А Аля перестала быть для матери волшебным ребенком. Она стала казаться Цветаевой ленивым подростком. Какие бури бушевали в этой отроческой душе, представить невозможно. Когда ее отправляли в пансион учиться – ради ее же блага, как полагала Цветаева, – Аля демонстрировала абсолютную холодность, и Цветаева писала Тесковой: “Какое равнодушие!” Но между тем, как вспоминает Аля, у нее сердце рвалось, она рыдала всю дорогу, она просто не хотела показать им, отсылающим ее из дома, своего отчаяния. Это та же дисциплина спартанского мальчика с лисенком – и любимый сюжет Цветаевой.

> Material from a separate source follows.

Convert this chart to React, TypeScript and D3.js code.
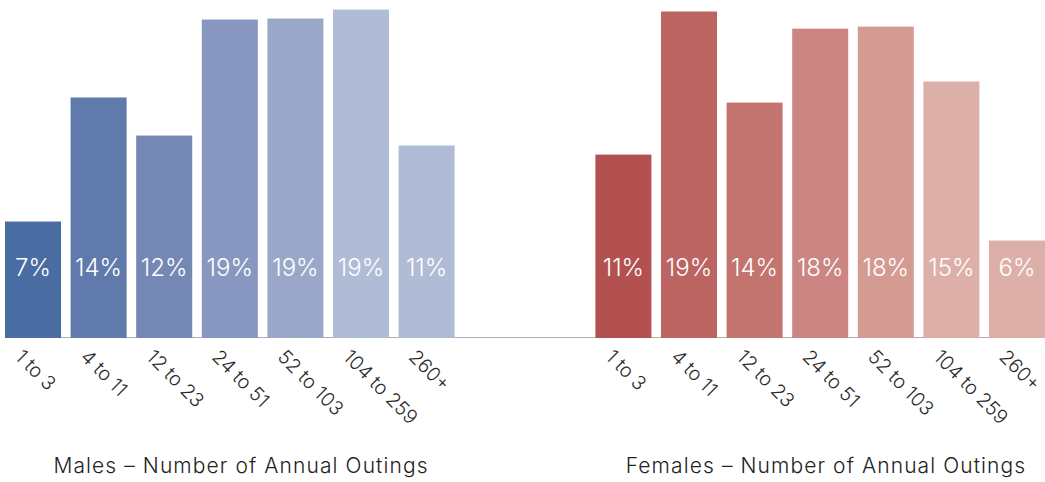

С повзрослевшей Алей отношения разлаживались неизбежно. Аля ушла из дома довольно скоро. У нее тоже, как у отца, были просоветские симпатии, она первой вернулась в Россию. А после участия в убийстве беглого агента НКВД Игнатия Рейсса разоблаченному Эфрону пришлось бежать, и Цветаевой – бежать следом за ним. Те три месяца, которые отделяли его бегство от ее отъезда, она посвятила перебеливанию всех своих тетрадей и завершению “Повести о Сонечке”. Я думаю, Москва 1919–1920 годов была единственным светлым воспоминанием, которое помогало ей удержаться.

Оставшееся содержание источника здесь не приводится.